Although the story mode puts you in control of the US navy, there are skirmishes in which you can take control of a Japanese fleet.
Although the story mode puts you in control of the US navy, there are skirmishes in which you can take control of a Japanese fleet.

By looking at the size and speed of the ship in question, you must aim torpedoes into the path of the ship and hope that they will carry on that trajectory at the same speed. While you're waiting for them to impact, you can use your airborne missiles to take smaller amounts of damage from your enemy. The game does give you some aiming assistance in the form of red lights above your crosshair. Each light represents one of your cannons, and it will turn green when that particular gun has a viable shot at your target. So it pays to maneuver into position and wait until you're in range with the maximum amount of available firepower before you take your shot.

We also got a chance to try Battlestations Midway's multiplayer mode via Xbox Live, which plays out almost identically to the single-player game--except, of course, that you'll be battling it out with up to seven other players, each of whom will command their own group of planes and ships alongside you, or against you. We tried one two-on-two, naval-only mission that set the destruction of the other team's shipyards as the sole win requirement. Midway really comes alive and becomes unpredictable in multiplayer, since you've got numerous thinking opponents strategizing against you. We tried directing our entire available fleet in this mission against one player's capital ships and managed to take a handful of them out. We felt pretty good about our success, till we realized our own undefended shipyard was about to get blitzed behind our backs.

Another two-on-two multiplayer mission we tried offered even more variety. We were in control of two aircraft carriers that could be moved slowly around the map, launching a mixture of fighters, dive bombers, and torpedo bombers. However, our teammate had a naval shipyard at his disposal, and the two players we were fighting had an airfield and a shipyard on a pair of islands. Due to the other team's units' limited field of vision, we were able to move our aircraft carrier around to launch sorties from different sections of the map with relative stealth. That didn't matter much once our planes got to their targeted airfield, however. We were busy doing other things and decided to let the game control our aircraft, but it was absolutely no match for its human-controlled opposition, considering our AI-controlled planes were utterly obliterated by the other side's forces. So it seems like taking active control of your attacks will be even more critical to success in the multiplayer.

Midway's multiplayer promises to be more lively and exciting than its campaign.
Midway's multiplayer promises to be more lively and exciting than its campaign.

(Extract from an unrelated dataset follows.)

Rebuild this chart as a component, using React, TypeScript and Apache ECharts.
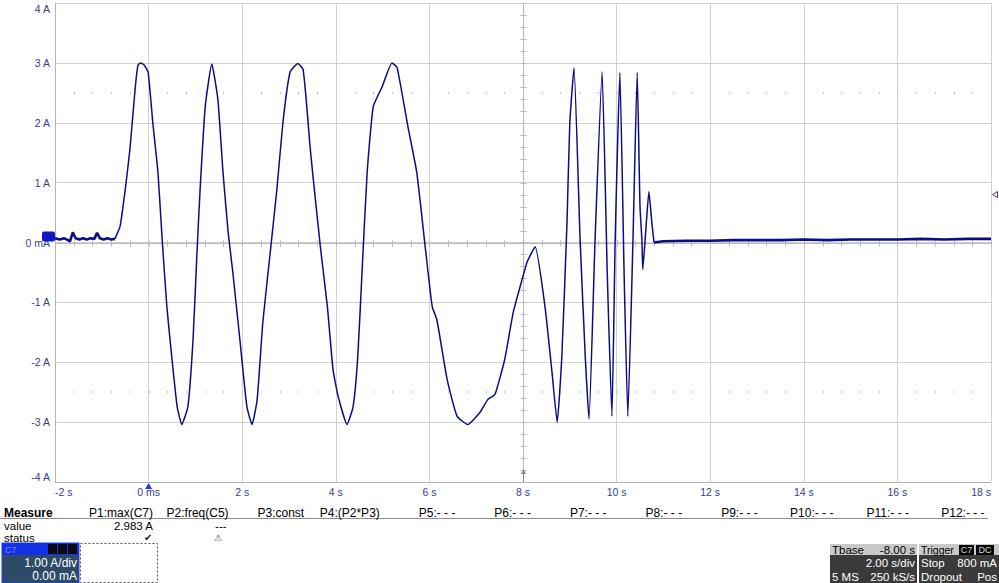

Graphically, Midway is looking quite detailed, even if it shows some signs of its last-gen heritage. Moving from the Xbox to the Xbox 360 has let the team not only use more detailed textures and models, but also throw more units into each map. There are a few nice touches, such as the ability to use the volumetric cloud for cover, but the most important thing is that the game seemed to suffer no slowdown, even with tens of units onscreen. And aside from the story mode, there are 11 training and challenge missions that provide an insight into using different units. These include submarines, warships, and aircraft, and opposed to the American-focussed story mode, you'll be able to take control of the Japanese navy, too. The star of the show has to be the Yamato, which is the biggest battleship ever built. While this all sounds great, it's a real shame that there are no plans for a cooperative two-player option to play through the game's main campaign.

Battlestations Midway is an interesting mix of strategy and action, and it seems like these two elements complement each other well. With the fully featured single- and multiplayer components, as well as 11 training missions and other skirmishes, it looks like it will offer a complete package when it is released next year. And although the first game is yet to be released, the team is already discussing the possibility of a sequel. First things first, though: We'll have to see how the first game fares, so expect a full review not long after the New Year.